Namun, meskipun terlihat agresif dan penuh strategi, banyak pihak kini menilai bahwa perang dagang ini menghasilkan peluang yang justru hampa—baik secara ekonomi maupun geopolitik. Pertanyaannya: apakah strategi ini benar-benar berhasil?
Tarif Tinggi, Tapi Keuntungan Rendah
Awalnya, AS berharap tarif impor akan mendorong perusahaan untuk kembali memproduksi di dalam negeri dan menciptakan lapangan kerja. Di sisi lain, Cina menargetkan diversifikasi pasar agar tak bergantung pada ekspor ke AS.
Namun, kenyataannya tak semanis rencana.

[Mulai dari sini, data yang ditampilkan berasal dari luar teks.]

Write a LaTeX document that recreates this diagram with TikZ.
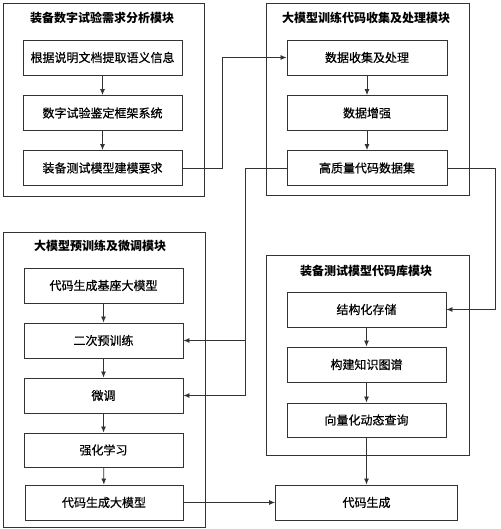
\documentclass[tikz,border=0pt]{standalone}
\usepackage{fontspec}
\setmainfont{Noto Sans CJK SC}
\newfontfamily\medf{Noto Sans CJK SC}[FakeBold=0.6]
\usetikzlibrary{arrows.meta}
\begin{document}
\begin{tikzpicture}[x=1pt,y=-1pt,
  frame/.style={draw=black!80, line width=0.9pt, inner sep=0pt},
  box/.style={draw=black!80, line width=0.9pt, inner sep=0pt, minimum height=35pt, font=\medf\fontsize{12}{14}\selectfont},
  title/.style={inner sep=0pt, font=\fontsize{12}{14}\selectfont\bfseries},
  arr/.style={draw=black!80, line width=0.8pt, -{Latex[length=6pt,width=5pt]}},
  ln/.style={draw=black!80, line width=0.8pt}]
\useasboundingbox (0,0) rectangle (500,529);
% module frames
\node[frame, minimum width=201pt, minimum height=193pt] (m1) at (103.5,99.5) {};
\node[frame, minimum width=203pt, minimum height=192pt] (m2) at (367.5,99) {};
\node[frame, minimum width=202pt, minimum height=295pt] (m3) at (104,379.5) {};
\node[frame, minimum width=203pt, minimum height=200pt] (m4) at (367.5,355) {};
% titles
\node[title] (t1) at (102,18) {装备数字试验需求分析模块};
\node[title] (t2) at (366,18) {大模型训练代码收集及处理模块};
\node[title] (t3) at (100,246) {大模型预训练及微调模块};
\node[title] (t4) at (366,271) {装备测试模型代码库模块};
% module 1
\node[box, minimum width=159pt] (a1) at (102.5,57.5) {根据说明文档提取语义信息};
\node[box, minimum width=159pt] (a2) at (102.5,113) {数字试验鉴定框架系统};
\node[box, minimum width=159pt] (a3) at (102.5,168) {装备测试模型建模要求};
% module 2
\node[box, minimum width=160pt] (b1) at (367,57.5) {数据收集及处理};
\node[box, minimum width=160pt] (b2) at (367,113) {数据增强};
\node[box, minimum width=160pt] (b3) at (367,168) {高质量代码数据集};
% module 3
\node[box, minimum width=159pt] (c1) at (103.5,285.5) {代码生成基座大模型};
\node[box, minimum width=159pt] (c2) at (103.5,340.5) {二次预训练};
\node[box, minimum width=159pt] (c3) at (103.5,395.5) {微调};
\node[box, minimum width=159pt, minimum height=34pt] (c4) at (103.5,450) {强化学习};
\node[box, minimum width=158pt] (c5) at (104,502.5) {代码生成大模型};
% module 4
\node[box, minimum width=159pt] (d1) at (366.5,309.5) {结构化存储};
\node[box, minimum width=159pt] (d2) at (366.5,364.5) {构建知识图谱};
\node[box, minimum width=159pt, minimum height=34pt] (d3) at (366.5,420) {向量化动态查询};
% output
\node[box, minimum width=182pt] (gen) at (366.5,502.5) {代码生成};
% vertical arrows
\draw[arr] (a1) -- (a2);
\draw[arr] (a2) -- (a3);
\draw[arr] (b1) -- (b2);
\draw[arr] (b2) -- (b3);
\draw[arr] (c1) -- (c2);
\draw[arr] (c2) -- (c3);
\draw[arr] (c3) -- (c4);
\draw[arr] (c4) -- (c5);
\draw[arr] (d1) -- (d2);
\draw[arr] (d2) -- (d3);
\draw[arr] (d3.south) -- (gen.north);
\draw[arr] (c5.east) -- (gen.west);
% cross-module connectors
\draw[arr] (a3.east) -- ++(40,0) |- (b1.west);
\coordinate (j) at (245,168);
\draw[ln] (b3.west) -- (j);
\draw[arr] (j) |- (c2.east);
\draw[arr] (j) |- (c3.east);
\draw[arr] (b3.east) -- ++(48,0) |- (d1.east);
\end{tikzpicture}
\end{document}
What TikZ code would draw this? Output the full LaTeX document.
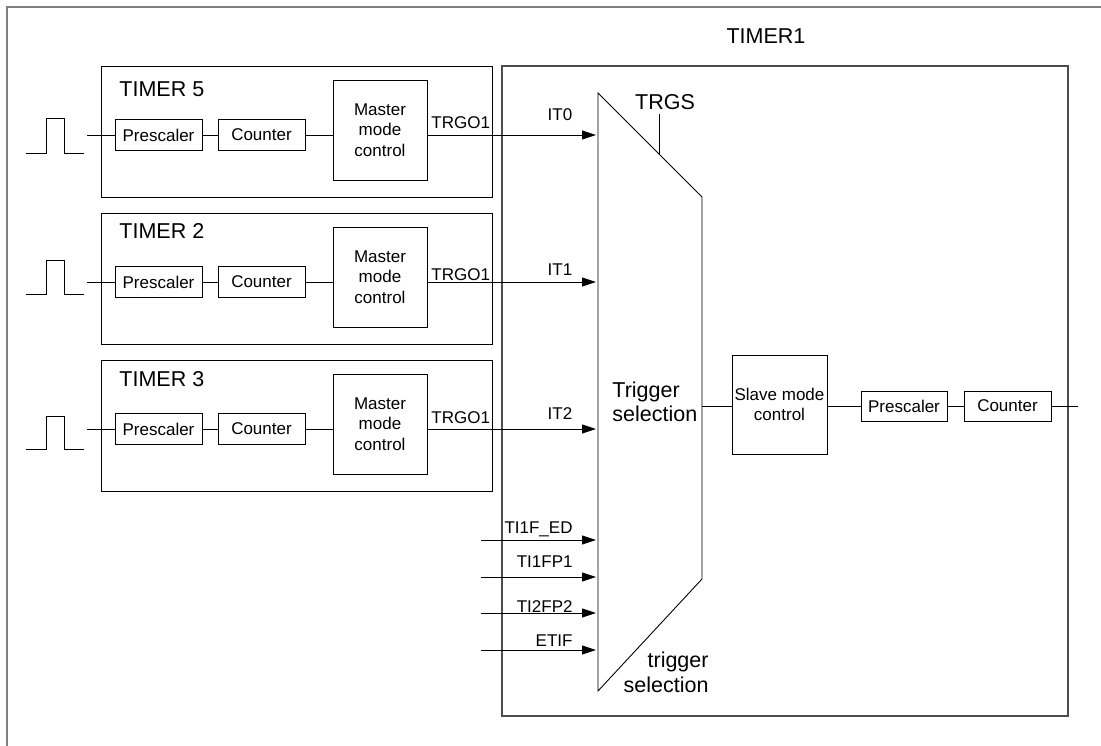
\documentclass[tikz,border=0pt]{standalone}
\usepackage{fontspec}
\setmainfont{Liberation Sans}
\usetikzlibrary{arrows.meta}
\begin{document}
\begin{tikzpicture}[x=1pt,y=-1pt,line width=0.9pt,
  blk/.style={draw, inner sep=0pt, outer sep=0pt, align=center, font=\fontsize{17}{20.5}\selectfont},
  tbox/.style={draw, line width=0.9pt, inner sep=0pt, outer sep=0pt, minimum width=391pt, minimum height=131pt, anchor=north west},
  lbl/.style={inner sep=0pt, font=\fontsize{17}{20.5}\selectfont},
  biglbl/.style={inner sep=0pt, font=\fontsize{21.5}{24.7}\selectfont},
  arr/.style={-{Triangle[length=14pt,width=9pt]}, shorten >=2pt},
  frame/.style={draw=black!50, line width=1.5pt}
  ]
\useasboundingbox (0,0) rectangle (1101,746);
% outer frame
\coordinate (fA) at (7,746);
\coordinate (fB) at (7,7);
\coordinate (fC) at (1101,7);
\draw[frame] (fA) -- (fB) -- (fC);

% TIMER1 box
\node[draw=black!70, line width=1.2pt, inner sep=0pt, outer sep=0pt, minimum width=566pt, minimum height=650pt, anchor=north west] (t1) at (502,66) {};
\node[biglbl, anchor=base] (t1lbl) at (766,43.7) {TIMER1};

% trapezoid (trigger selection)
\coordinate (tA) at (598,93);
\coordinate (tB) at (702,197);
\coordinate (tC) at (702,579);
\coordinate (tD) at (598,691);
\draw (tA) -- (tB) -- (tC) -- (tD) -- cycle;
\node[biglbl, anchor=base] (trgs) at (665,110) {TRGS};
\coordinate (tkA) at (659,114);
\coordinate (tkB) at (659,154);
\draw (tkA) -- (tkB);
\node[biglbl, anchor=base west, align=left] (trig) at (612,421.7) {Trigger\\selection};
\node[biglbl, anchor=base east, align=right] (trigb) at (709,692) {trigger\\selection};

% timers 5,2,3
\foreach \n/\tp/\tl/\lo/\hi/\trg/\it/\itl in
  {5/66/97/153/118/129/0/121, 2/213/239/294/260/280/1/276, 3/360/386/449/416/423/2/419}{
  \node[tbox] (tm\n) at (101,\tp) {};
  \node[biglbl, anchor=base west] (tml\n) at (119,\tl) {TIMER \n};
  \node[blk, minimum width=87pt, minimum height=31pt] (pre\n) at (158.5,\tp+69) {Prescaler};
  \node[blk, minimum width=87pt, minimum height=31pt] (cnt\n) at (261.5,\tp+69) {Counter};
  \node[blk, minimum width=94pt, minimum height=100pt] (mm\n) at (380,\tp+64) {Master\\mode\\control};
  \coordinate (pin\n) at (87,\tp+69);
  \draw (pin\n) -- (pre\n.west);
  \draw (pre\n.east) -- (cnt\n.west);
  \draw (cnt\n.east) -- (mm\n.west |- cnt\n.east);
  \draw[arr] (mm\n.east |- pre\n.east) -- (tA |- pre\n.east);
  \node[lbl, anchor=base west] (trgo\n) at (431,\trg) {TRGO1};
  \node[lbl, anchor=base] (itl\n) at (560,\itl) {IT\it};
  \draw (26,\lo) -- (46,\lo) -- (46,\hi) -- (64,\hi) -- (64,\lo) -- (84,\lo);
}

% external trigger inputs
\coordinate (i1) at (481,540);
\coordinate (i2) at (481,577);
\coordinate (i3) at (481,613);
\coordinate (i4) at (481,650);
\draw[arr] (i1) -- (tA |- i1);
\draw[arr] (i2) -- (tA |- i2);
\draw[arr] (i3) -- (tA |- i3);
\draw[arr] (i4) -- (tA |- i4);
\node[lbl, anchor=base east] (l1) at (573,533) {TI1F\_ED};
\node[lbl, anchor=base east] (l2) at (573,567) {TI1FP1};
\node[lbl, anchor=base east] (l3) at (573,612) {TI2FP2};
\node[lbl, anchor=base east] (l4) at (573,646) {ETIF};

% slave chain
\node[blk, minimum width=95pt, minimum height=99pt] (slave) at (779.5,404.5) {Slave mode\\control};
\node[blk, minimum width=86pt, minimum height=30pt] (pre1) at (904,406) {Prescaler};
\node[blk, minimum width=87pt, minimum height=30pt] (cnt1) at (1007.5,406) {Counter};
\coordinate (out1) at (1078,406);
\draw (tC |- pre1.west) -- (slave.west |- pre1.west);
\draw (slave.east |- pre1.west) -- (pre1.west);
\draw (pre1.east) -- (cnt1.west);
\draw (cnt1.east) -- (out1);
\end{tikzpicture}
\end{document}
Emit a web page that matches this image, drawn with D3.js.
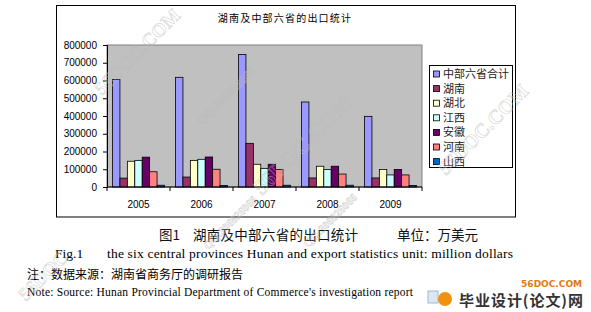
<!DOCTYPE html>
<html>
<head>
<meta charset="utf-8">
<script src="https://cdn.jsdelivr.net/npm/d3@7"></script>
<style>
  body{margin:0;background:#fff;}
  svg{display:block;}
</style>
</head>
<body>
<div id="chart"></div>
<script>
// 数据（万美元）
const years = ['2005','2006','2007','2008','2009'];
const seriesNames = ['中部六省合计','湖南','湖北','江西','安徽','河南','山西'];
const total   = [606000, 618000, 747000, 479000, 398000];
const hunan   = [50000, 56000, 246000, 51000, 51000];
const hubei   = [145000, 150000, 128000, 117000, 99000];
const jiangxi = [150000, 156000, 105000, 98000, 68000];
const anhui   = [168000, 169000, 128000, 117000, 99000];
const henan   = [86000, 100000, 98000, 73000, 68000];
const shanxi  = [10000, 9000, 10000, 10000, 9000];
const yTicks = [0,100000,200000,300000,400000,500000,600000,700000,800000];
const colors = ['#9999ff','#993366','#ffffcc','#ccffff','#660066','#ff8080','#0066cc'];

const seriesValues = [total, hunan, hubei, jiangxi, anhui, henan, shanxi];

const W = 591, H = 312;
const _svg = d3.select('#chart').append('svg').attr('width',W).attr('height',H);
const cjk = '"Noto Sans CJK SC", sans-serif';
const serif = '"Liberation Serif", "Times New Roman", serif';

// faint watermarks (drawn first, under everything else)
const marks = [
	{t:'56DOC.COM', x:102, y:96, s:19},
	{t:'QQ:306826066', x:202, y:126, s:12},
	{t:'56DOC.COM', x:262, y:196, s:22},
	{t:'56DOC.COM', x:446, y:176, s:20},
	{t:'56DOC', x:26, y:302, s:19},
	{t:'QQ:306826066', x:208, y:250, s:11},
	{t:'QQ:306826066', x:308, y:248, s:11}
];

// chart frame
_svg.append('rect')
	.attr('x',56.5).attr('y',5.5).attr('width',459).attr('height',211.5)
	.style('fill','#fff').style('stroke','#000').style('stroke-width',1);

const _m = {l:107, r:422, t:45, b:187};

_svg.append('text')
	.attr('x',285).attr('y',22)
	.attr('text-anchor','middle')
	.style('font-family',cjk).style('font-size','10px').style('letter-spacing','1.2px')
	.text('湖南及中部六省的出口统计');

const _scaleX = d3.scaleBand().domain(years).range([_m.l,_m.r]).paddingInner(0.175).paddingOuter(0.0875);
const _scaleS = d3.scaleBand().domain(seriesNames).range([0,_scaleX.bandwidth()]);
const _scaleY = d3.scaleLinear().domain([0,800000]).range([_m.b,_m.t]);

// plot area
_svg.append('rect')
	.attr('x',_m.l).attr('y',_m.t).attr('width',_m.r-_m.l).attr('height',_m.b-_m.t)
	.style('fill','#c0c0c0').style('stroke','#808080').style('stroke-width',1);

// y axis
const yAxis = _svg.append('g')
	.attr('transform',`translate(${_m.l},0)`)
	.call(d3.axisLeft(_scaleY).tickValues(yTicks).tickSize(4).tickPadding(6).tickFormat(d3.format('d')));
yAxis.select('.domain').style('stroke','#000');
yAxis.selectAll('line').style('stroke','#000');
yAxis.selectAll('text').style('font-family','"Liberation Sans", Arial, sans-serif').style('font-size','10px').style('fill','#000');

// bars
const groups = _svg.selectAll('.grp')
	.data(years)
	.enter()
	.append('g').attr('class','grp')
	.attr('transform',d=>`translate(${_scaleX(d)},0)`);
groups.selectAll('rect')
	.data((y,i)=>seriesNames.map((s,k)=>({s:s,k:k,v:seriesValues[k][i]})))
	.enter()
	.append('rect')
	.attr('x',d=>_scaleS(d.s))
	.attr('width',_scaleS.bandwidth())
	.attr('y',d=>_scaleY(d.v))
	.attr('height',d=>_scaleY(0)-_scaleY(d.v))
	.style('fill',d=>colors[d.k])
	.style('stroke','#000')
	.style('stroke-width','0.8px');

// x axis
const step = _scaleX.step();
const xAxis = _svg.append('g').attr('transform',`translate(0,${_m.b})`);
xAxis.append('line').attr('x1',_m.l).attr('x2',_m.r).style('stroke','#000');
xAxis.selectAll('.tk')
	.data(d3.range(years.length+1))
	.enter().append('line')
	.attr('x1',i=>_m.l+i*step).attr('x2',i=>_m.l+i*step)
	.attr('y1',0).attr('y2',4).style('stroke','#000');
xAxis.selectAll('text')
	.data(years)
	.enter().append('text')
	.attr('x',d=>_scaleX(d)+_scaleX.bandwidth()/2)
	.attr('y',21)
	.attr('text-anchor','middle')
	.style('font-family','"Liberation Sans", Arial, sans-serif').style('font-size','10px')
	.text(d=>d);

// legend
const legend = _svg.append('g');
legend.append('rect')
	.attr('x',429.5).attr('y',65.5).attr('width',83).attr('height',102)
	.style('fill','#fff').style('stroke','#000');
const item = legend.selectAll('.item')
	.data(seriesNames)
	.enter().append('g').attr('class','item')
	.attr('transform',(d,i)=>`translate(433,${74+i*14.6})`);
item.append('rect')
	.attr('x',0.5).attr('y',-3).attr('width',6).attr('height',6)
	.style('fill',(d,i)=>colors[i]).style('stroke','#000').style('stroke-width',0.8);
item.append('text')
	.attr('x',10).attr('y',4)
	.style('font-family',cjk).style('font-size','11px').style('fill','#222')
	.text(d=>d);

// captions
const cap = _svg.append('g').style('font-family',cjk).style('font-size','13.5px').style('fill','#111');
cap.append('text').attr('x',159).attr('y',240).text('图1');
cap.append('text').attr('x',193).attr('y',240).attr('textLength',165).text('湖南及中部六省的出口统计');
cap.append('text').attr('x',397).attr('y',240).attr('textLength',81).text('单位：万美元');

_svg.append('text').attr('x',55).attr('y',258)
	.style('font-family',serif).style('font-size','13.5px').text('Fig.1');
_svg.append('text').attr('x',107).attr('y',258).attr('textLength',406)
	.style('font-family',serif).style('font-size','13.5px')
	.text('the six central provinces Hunan and export statistics unit: million dollars');
_svg.append('text').attr('x',27).attr('y',279).attr('textLength',216)
	.style('font-family',cjk).style('font-size','12px')
	.text('注：数据来源：湖南省商务厅的调研报告');
_svg.append('text').attr('x',27).attr('y',296).attr('textLength',386)
	.style('font-family',serif).style('font-size','11.5px')
	.text('Note: Source: Hunan Provincial Department of Commerce\'s investigation report');

// site logo
const logo = _svg.append('g');
logo.append('rect').attr('x',428).attr('y',291).attr('width',10).attr('height',12)
	.style('fill','#dbe8f4').style('stroke','#9fb8d0');
logo.append('circle').attr('cx',445).attr('cy',299).attr('r',7).style('fill','#f0920c');
logo.append('text').attr('x',582).attr('y',287).attr('text-anchor','end')
	.style('font-family','"DejaVu Sans", sans-serif').style('font-weight','bold').style('font-size','9px')
	.style('fill','#e07a10').text('56DOC.COM');
logo.append('text').attr('x',459).attr('y',306).attr('textLength',124)
	.style('font-family',cjk).style('font-weight','bold').style('font-size','15px')
	.style('fill','#333').text('毕业设计(论文)网');

_svg.selectAll('.wm')
	.data(marks)
	.enter().append('text').attr('class','wm')
	.attr('transform',d=>`translate(${d.x},${d.y}) rotate(-45)`)
	.style('font-family',serif).style('font-weight','bold').style('font-size',d=>d.s+'px')
	.style('fill','none').style('stroke','#bbb').style('stroke-width',0.7).style('opacity',0.55)
	.style('pointer-events','none')
	.text(d=>d.t);
</script>
</body>
</html>
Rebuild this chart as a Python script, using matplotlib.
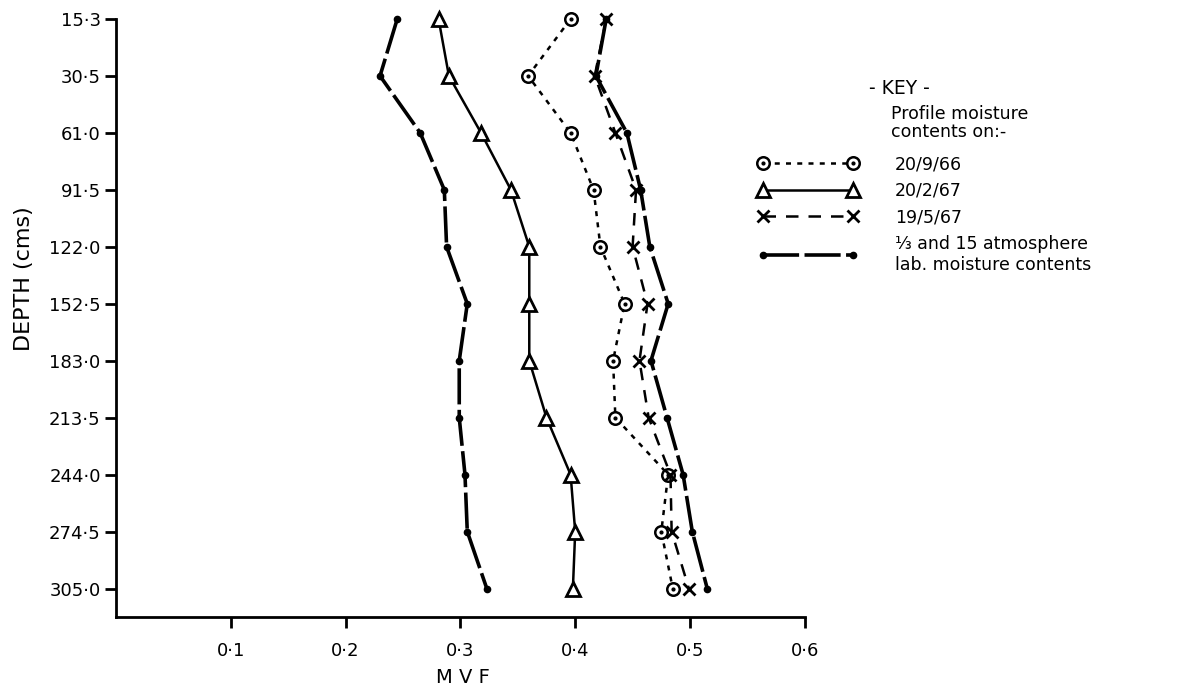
import matplotlib
matplotlib.use("Agg")
import matplotlib.pyplot as plt
from matplotlib.legend_handler import HandlerTuple

# depth of each sampling level (cm), plotted at equal spacing
depths = ["15·3", "30·5", "61·0", "91·5", "122·0", "152·5",
          "183·0", "213·5", "244·0", "274·5", "305·0"]
mvf_ticks = [0.1, 0.2, 0.3, 0.4, 0.5, 0.6]
mvf_tick_labels = ["0·1", "0·2", "0·3", "0·4", "0·5", "0·6"]

# field profile moisture contents (MVF)
mvf_sep66 = [0.396, 0.359, 0.396, 0.416, 0.422, 0.443, 0.433, 0.435, 0.481, 0.475, 0.485]
mvf_feb67 = [0.281, 0.290, 0.318, 0.344, 0.360, 0.360, 0.360, 0.375, 0.396, 0.400, 0.398]
mvf_may67 = [0.427, 0.417, 0.435, 0.453, 0.450, 0.463, 0.456, 0.464, 0.483, 0.484, 0.499]

# laboratory moisture contents at 1/3 and 15 atmospheres
mvf_lab_third = [0.427, 0.418, 0.445, 0.457, 0.465, 0.481, 0.466, 0.480, 0.494, 0.502, 0.515]
mvf_lab_15 = [0.245, 0.230, 0.265, 0.286, 0.288, 0.306, 0.299, 0.299, 0.304, 0.306, 0.323]

plt.rcParams['font.family'] = ['DejaVu Sans']

fig = plt.figure(figsize=(12.03, 6.9), dpi=100)
ax = fig.add_axes([0.0964, 0.1058, 0.5726, 0.8667])

levels = list(range(len(depths)))

lab_style = dict(color='black', lw=2.6, ls=(0, (10, 1.5)), marker='o', ms=4.5, clip_on=False)
ax.plot(mvf_lab_15, levels, **lab_style)
lab_line, = ax.plot(mvf_lab_third, levels, **lab_style)

sep_line, = ax.plot(mvf_sep66, levels, color='black', lw=1.8, ls=(0, (2, 2.5)),
                    marker='o', ms=9, mfc='white', mec='black', mew=1.8, clip_on=False)
sep_dots, = ax.plot(mvf_sep66, levels, ls='none', marker='o', ms=2, color='black',
                    clip_on=False)

feb_line, = ax.plot(mvf_feb67, levels, color='black', lw=1.8, ls='-',
                    marker='^', ms=10, mfc='white', mec='black', mew=2, clip_on=False)

may_line, = ax.plot(mvf_may67, levels, color='black', lw=1.8, ls=(0, (5, 4)),
                    marker='x', ms=8.5, mew=2, clip_on=False)

ax.set_xlim(0, 0.6)
ax.set_ylim(10.5, 0)
ax.set_yticks(levels)
ax.set_yticklabels(depths)
ax.set_xticks(mvf_ticks)
ax.set_xticklabels(mvf_tick_labels)

for side in ['top', 'right']:
    ax.spines[side].set_visible(False)
for side in ['left', 'bottom']:
    ax.spines[side].set_linewidth(2)
ax.tick_params(axis='both', direction='out', length=8, width=2, labelsize=13, pad=3)
ax.tick_params(axis='x', pad=10)

fig.text(0.385, 0.004, "M V F", fontsize=14, ha='center', va='bottom')
fig.text(0.012, 0.596, "DEPTH (cms)", fontsize=16, rotation=90, ha='left', va='center')

# key
fig.text(0.722, 0.872, "- KEY -", fontsize=13.5, ha='left', va='center')
fig.text(0.741, 0.822, "Profile moisture\ncontents on:-", fontsize=12.5,
         ha='left', va='center', linespacing=1.0)

handles = [(sep_line, sep_dots), feb_line, may_line, lab_line]
labels = ["20/9/66", "20/2/67", "19/5/67",
          "⅓ and 15 atmosphere\nlab. moisture contents"]
fig.legend(handles, labels, loc='upper left', bbox_to_anchor=(0.617, 0.798),
           frameon=False, numpoints=2, handlelength=5.8, handletextpad=2.1,
           labelspacing=0.5, fontsize=12.5,
           handler_map={tuple: HandlerTuple(ndivide=1)})

fig.savefig("out.png", dpi=100)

Banyak perusahaan justru memindahkan produksinya ke negara ketiga seperti Vietnam atau Meksiko, bukan kembali ke Amerika. Sementara itu, biaya produksi meningkat, harga barang naik, dan konsumen Amerika harus membayar lebih mahal.
Dengan kata lain, tarif tinggi tidak secara langsung memulihkan industri manufaktur dalam negeri seperti yang diharapkan.
Perdagangan Global dalam Ketidakpastian
Tak hanya berdampak pada dua raksasa ekonomi dunia, perang dagang ini juga memicu ketidakpastian global. Negara-negara berkembang yang sebelumnya mendapat manfaat dari perdagangan terbuka kini harus menyesuaikan kebijakan ekonomi mereka.
Investasi asing menurun, sementara rantai pasok global terganggu. Akibatnya, berbagai industri mengalami penurunan produktivitas dan keterlambatan distribusi barang.
Bahkan setelah bergantinya pemerintahan di AS, ketegangan dagang masih berlanjut, meskipun dalam bentuk yang lebih halus dan strategis.
Dominasi Teknologi: Masih Jadi Titik Panas
Di balik tarif dan angka perdagangan, isu dominasi teknologi menjadi inti utama konflik ini. AS khawatir dengan perkembangan cepat perusahaan teknologi Cina seperti Huawei dan TikTok. Larangan dan pembatasan diberlakukan untuk menjaga keamanan data dan dominasi pasar teknologi global.
Namun demikian, langkah-langkah ini juga menghadapi tantangan. Cina mempercepat pengembangan teknologi mandiri dan memperluas aliansi strategis dengan negara-negara lain.
Artinya, bukannya menghambat, tekanan dari AS justru mendorong Cina menjadi lebih mandiri dan agresif dalam inovasi.
Kesimpulan: Banyak Strategi, Minim Solusi
Walau penuh manuver politik dan ekonomi, perang dagang AS-Cina belum menunjukkan hasil yang sepadan dengan dampak globalnya. Industri dalam negeri AS belum pulih secara signifikan, sementara hubungan dagang internasional menjadi lebih tegang.
Sebaliknya, Cina tampak semakin tangguh dalam menghadapi tekanan. Maka, peluang dari perang dagang ini—baik bagi AS maupun dunia—bisa dikatakan masih hampa, jika tidak dikelola dengan pendekatan kolaboratif di masa depan.